Planning tasks: You adhere to a ‘to-do’ list, which functions as a schedule making sure that you use your pomodoro’s efficiently.

Task completion:  Once the timer begins, you are in work mode. Time will fly by and you will see how much you can get done in a short amount of time!

Limits distractions: During a timed session, you focus on one thing only. I put my phone on silent and ignore/ close other applications on my computer. Laser-like focus.

Motivation: The instant reward I receive from completing the initial task motivates me to keep going, and in some cases, can drive me to take on larger and/or more difficult projects.

Project Management:  The Pomodoro timer technique forces your ADHD brain to break projects down into smaller, more manageable tasks that can be done in 25-minute sessions, giving you great perspective – something I know I lack.

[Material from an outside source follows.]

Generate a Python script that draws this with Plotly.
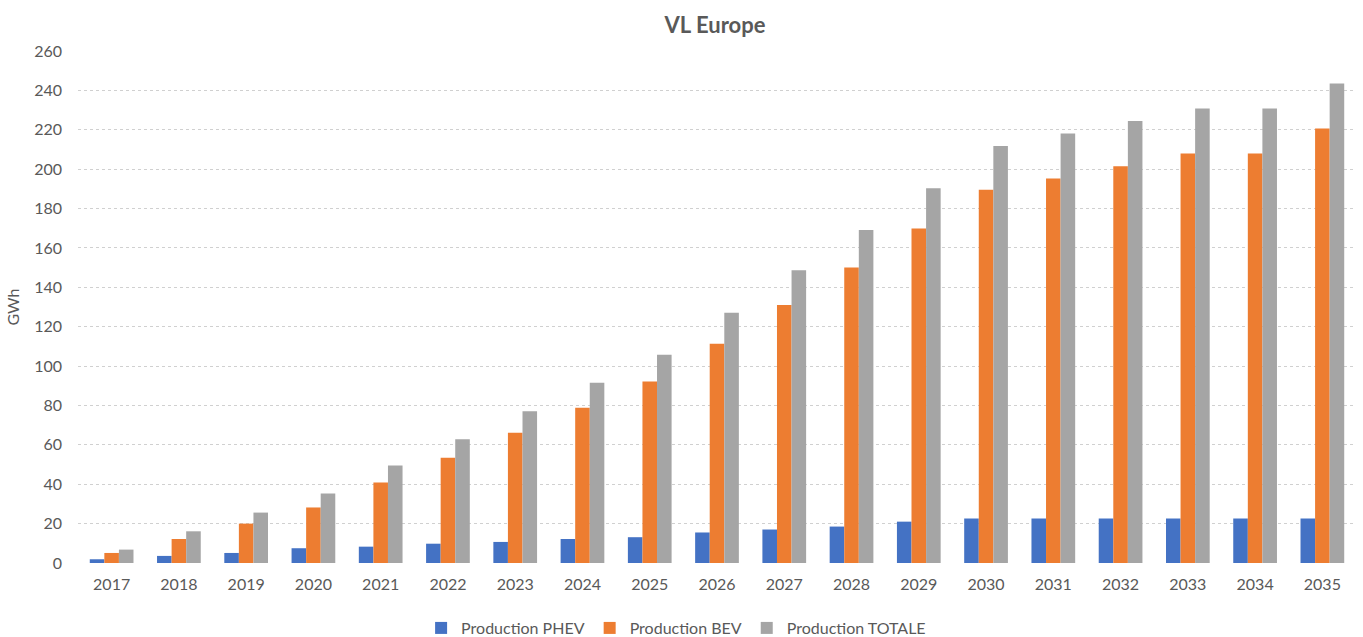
import plotly.graph_objects as go

years = [str(y) for y in range(2017, 2036)]
phev = [1.9, 3.6, 5.1, 7.5, 8.3, 9.8, 10.7, 12.2, 13.1, 15.5, 17.0, 18.5, 21.0, 22.6, 22.6, 22.6, 22.6, 22.6, 22.6]
bev = [5.1, 12.2, 20.0, 28.2, 40.9, 53.4, 66.1, 78.8, 92.2, 111.3, 131.0, 150.0, 169.8, 189.6, 195.2, 201.5, 207.9, 207.9, 220.6]
totale = [6.8, 16.1, 25.6, 35.3, 49.5, 62.9, 77.1, 91.5, 105.8, 127.1, 148.6, 169.1, 190.3, 211.8, 218.1, 224.4, 230.8, 230.8, 243.5]

series_names = ["Production PHEV", "Production BEV", "Production TOTALE"]
colors = ["#4472C4", "#ED7D31", "#A5A5A5"]

fig = go.Figure()
for name, vals, col in zip(series_names, [phev, bev, totale], colors):
    fig.add_trace(go.Bar(x=years, y=vals, name=name, marker=dict(color=col, line=dict(width=0))))

font_family = "Lato, 'Open Sans', sans-serif"
fig.update_layout(
    width=1363, height=637,
    barmode="group", bargap=0.35, bargroupgap=0,
    plot_bgcolor="white", paper_bgcolor="white",
    margin=dict(l=78, r=7, t=51, b=74, autoexpand=False),
    font=dict(family=font_family, size=16, color="#595959"),
    title=dict(text="<b>VL Europe</b>", x=0.5246, xanchor="center", y=0.96, yanchor="middle",
               font=dict(size=22, color="#595959", family=font_family)),
    legend=dict(orientation="h", x=0.468, xanchor="center", y=-0.127, yanchor="middle",
                font=dict(size=16, color="#595959"), traceorder="normal"),
    showlegend=True,
)
fig.update_xaxes(showgrid=False, showline=False, zeroline=False, ticks="",
                 ticklabelstandoff=10,
                 tickfont=dict(size=16, color="#595959"))
fig.update_yaxes(range=[0, 260], dtick=20, showgrid=True, gridcolor="#D0D0D0", griddash="dot",
                 gridwidth=1, zeroline=False, showline=False, ticklabelstandoff=15,
                 tickfont=dict(size=16, color="#595959"),
                 title=dict(text="GWh", font=dict(size=16, color="#595959"), standoff=10))

post = ("document.body.style.margin='0';document.body.style.overflow='hidden';"
        "var gd=document.getElementById('{plot_id}');Plotly.relayout(gd,{width:1363,height:637});")
fig.write_html("out.html", post_script=post, config={"displayModeBar": False})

Goal setting: By setting your own goals, however large or small, you can start to gauge realistically how much work you can accomplish in 25 minutes. This will help hone your goal-setting skills, as well as provide you with a standard that will help you better understand how long it will take you personally to finish certain projects. 

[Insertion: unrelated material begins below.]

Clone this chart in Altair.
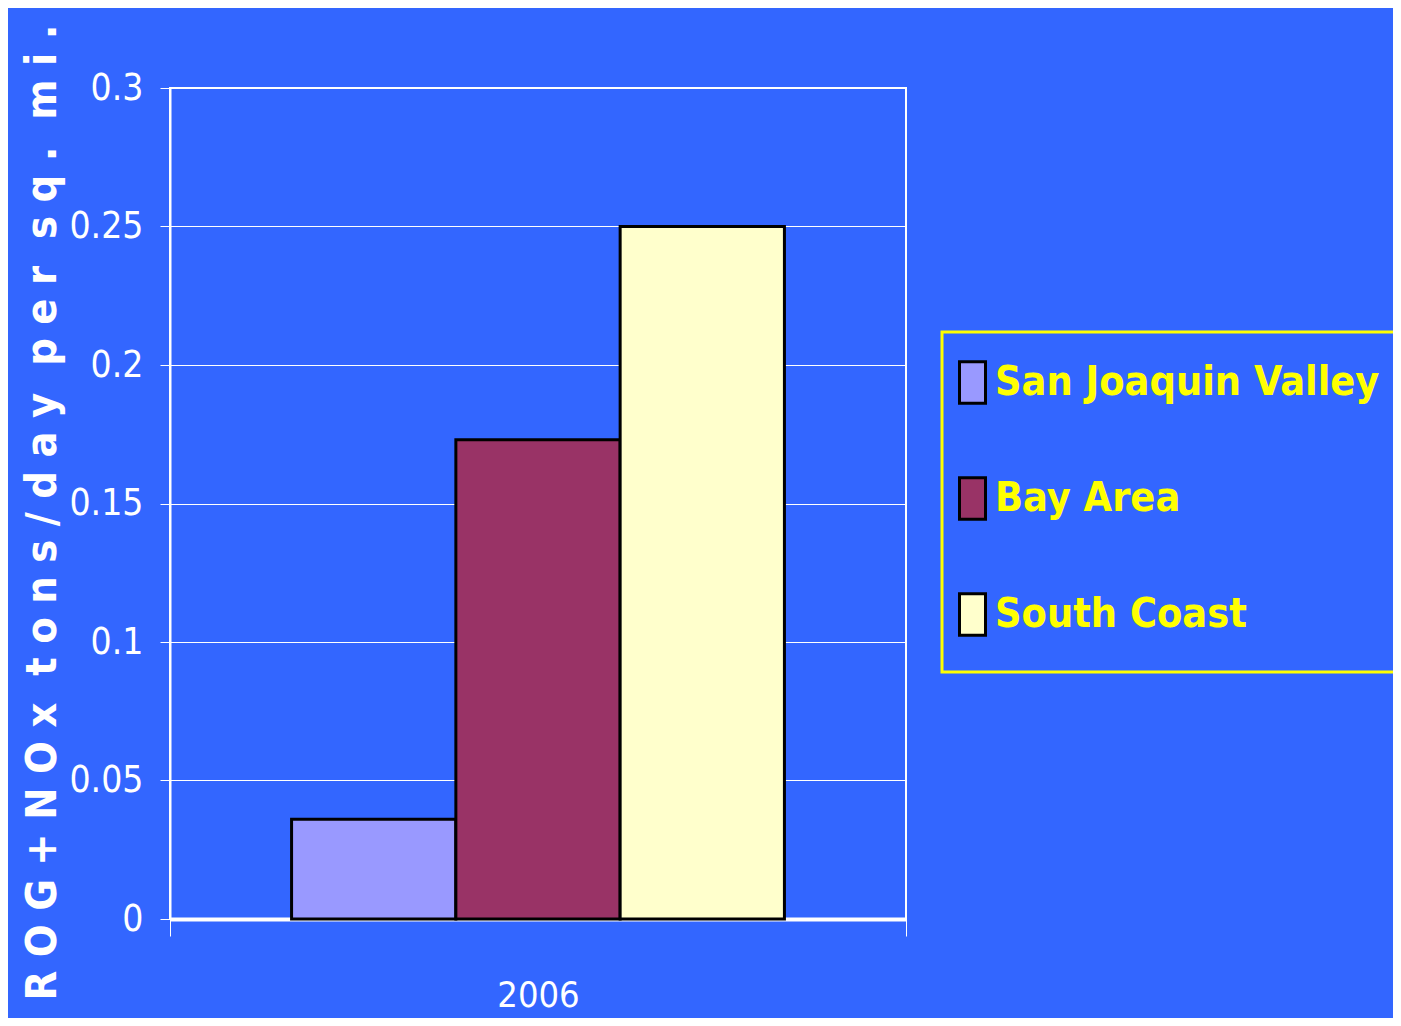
import altair as alt
import pandas as pd

regions = ["San Joaquin Valley", "Bay Area", "South Coast"]
values = [0.036, 0.173, 0.25]
years = ["2006"] * 3
colors = ["#9999FF", "#993366", "#FFFFCC"]
y_ticks = [0, 0.05, 0.1, 0.15, 0.2, 0.25, 0.3]
y_title_text = "ROG+NOx tons/day per sq. mi."

NB = "\u00a0"
spaced_title = (NB * 2).join(NB.join(w) for w in y_title_text.split(" "))

df = pd.DataFrame({"year": years, "region": regions, "value": values})

BG = "#3366FF"
NARROW = "DejaVu Sans Condensed, Liberation Sans Narrow, sans-serif"

chart = alt.Chart(df).mark_bar(stroke="black", strokeWidth=3).encode(
    x=alt.X("year:N", title=None,
            scale=alt.Scale(paddingInner=0, paddingOuter=0),
            axis=alt.Axis(labelAngle=0, labelColor="white", labelFont=NARROW,
                          labelFontSize=36, labelPadding=42, tickColor="white",
                          tickSize=17, tickWidth=1, tickBand="extent",
                          domainColor="white", domainWidth=4, grid=False)),
    xOffset=alt.XOffset("region:N", sort=regions,
                        scale=alt.Scale(paddingInner=0, paddingOuter=0.74)),
    y=alt.Y("value:Q", scale=alt.Scale(domain=[0, 0.3], nice=False),
            axis=alt.Axis(values=y_ticks, format="~g", title=spaced_title,
                          labelColor="white", labelFont=NARROW, labelFontSize=37,
                          labelPadding=17, tickColor="white", tickSize=10, tickWidth=1,
                          domainColor="white", domainWidth=2,
                          gridColor="white", gridWidth=1,
                          titleColor="white", titleFont=NARROW, titleFontSize=43,
                          titleFontWeight="bold", titleAngle=270,
                          titleX=-128, titleY=424, titleAlign="center",
                          titleBaseline="middle")),
    color=alt.Color("region:N", sort=regions,
                    scale=alt.Scale(domain=regions, range=colors),
                    legend=alt.Legend(title=None, orient="none", legendX=772, legendY=244,
                                      strokeColor="#FFFF00", padding=30,
                                      symbolType="M-1,-1.6H1V1.6H-1Z",
                                      symbolSize=676, symbolStrokeColor="black",
                                      symbolStrokeWidth=3, symbolOffset=-20,
                                      labelOffset=2, labelColor="#FFFF00",
                                      labelFont=NARROW, labelFontSize=41,
                                      labelFontWeight="bold", labelLimit=1000,
                                      rowPadding=61)),
).properties(
    width=736, height=831,
    autosize=alt.AutoSizeParams(type="none"),
    padding={"left": 162, "top": 80, "right": 487, "bottom": 99},
    background=BG,
).configure_view(
    stroke="white", strokeWidth=2
).configure_legend(
    strokeWidth=3
)

chart.save("out.html", embed_options={"renderer": "svg", "actions": False})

Pomodoro technique for Dummies break-down

The original Pomodoro Technique consists of six steps:

1. Decide which task you’re going to tackle first.

2. Start your timer. (25 minutes)

3. Work on task for the WHOLE 25 minutes.

4. Stop when the timer goes off and draw a checkmark on a piece of paper.

5. If have less than four checkmarks, take a shorter break (anywhere from 3-5 minutes) and then reset the timer and start again from step two.

6. Once you reach four checkmarks, take a longer break (anywhere from 15-30 minutes) and then reset your checkmarks to zero and start again from step one.

I mastered the pomodoro technique pretty quickly, and I felt I got a lot more work done, even the first day I tried it. And, over time, I have gotten even better at using the method. My ability to prioritize certain tasks and break down projects has improved immensely.

So what do you think, are you willing to give the Pomodoro Timer a go? Or are you already using it? I would love to hear your thoughts and suggestions!